Estrich is gracious enough to point out that Lee Atwater did apologize to her for both things,
later, and, as she puts it, on his deathbed. But then she points out that Atwater’s
widow is connected to the woman running the Swift Boat campaign.
She’s not a happy camper.
And she has
some suggestions (my emphases) -
The trouble with Democrats, traditionally, is that we're not mean enough. Too much is at stake
to play by Dukakis' rules and lose again. That is the conclusion Democrats have reached. So watch out. Millions of dollars
will be on the table. And there are plenty of choices for what to spend it on.
Will it be the three, or is it four
or five, drunken driving arrests that Bush and Cheney, the two most powerful men in the world, managed to rack up?
After
Vietnam, nothing is ancient history, and Cheney is still drinking. What their records suggest is not only a serious problem
with alcoholism, which Bush but not Cheney has acknowledged, but also an even more serious problem of judgment.
What
if Bush were to fall off the wagon? Then what? Has America really faced the fact that we have an alcoholic as our president?
Or how about Dead Texans for Truth, highlighting those who served in Vietnam instead of the privileged draft-dodging
president, and ended up as names on the wall instead of members of the Air National Guard.
Or maybe it will be Texas
National Guardsmen for Truth, who can explain exactly what George W. Bush was doing while John Kerry was putting his life
on the line.
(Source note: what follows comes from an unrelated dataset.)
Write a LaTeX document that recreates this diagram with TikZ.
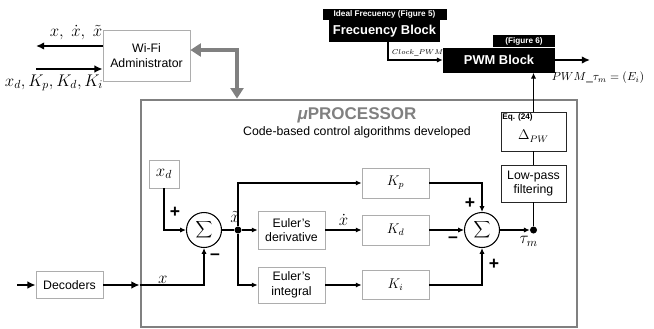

Perhaps with money on the table, or investigators on their trail, we will learn just what kind of wild and crazy
things the president was doing while Kerry was saving a man's life, facing enemy fire and serving his country.
Or
could it be George Bush's Former Female Friends for Truth? A forthcoming book by Kitty Kelley raises questions about whether
the president has practiced what he preaches on abortion. As Larry Flynt discovered, a million dollars loosens lips. Are there
others to be loosened? …
Cool. Those will do for a start.
I like the Dead Texans for Truth - because it hits the hardest. Who is dead because GWB was allowed a safe stateside commission that he kind of kissed
off anyway?
The times may be changing.
Her conclusion?
The arrogant little Republican boys who strutted around New York this week, claiming that they
have this one won, would do well to take a step back. It could be a long and ugly road to November.
George? Karl? You asked for it.
Thinking about it, I’d
guess Estrich wouldn’t really need to resign from Fox News after laying this all out.
They’ll fire her, after O’Reilly tells her, repeatedly and with vigor, to shut up.
The only problem
with this is Bush has an out.
Alcoholism, the hidden abortion, AWOL issues, and an obvious lack of the basic capacity
– intellectually, temperamentally and morally – to do the job?
He can pull a Jimmy Swaggart.
You
recall that in February 1988 televangelist Jimmy Swaggart admitted in a tearful, Sunday-morning sermon that he had engaged
in “improprieties” with a (gasp!) prostitute. Yeah, the year before
he had called down fire and brimstone and denounced his fellow Assemblies of God televangelists Jim Bakker and Marvin
Gorman - for their extramarital fooling around. Oops.
But Swaggart asked
for forgiveness, on television, with tears, and although he’s not pulling in the hundred million a year like he used
to, he’s doing just fine.
The Christian Right are a forgiving lot (save with flaming queers who want to marry
and with bloodthirsty Muslims who think Jesus was only a prophet and not the Messiah).
George can pull a Jimmy if
he has to.
And George already has an ally in the Assemblies of God at his side now, right there in his cabinet
– John Ashcroft, a leader in the Assemblies of God. Ah.
The
Democrats are screwed. Lay it all out.
And all will be forgiven. And pass the Kool-Aid.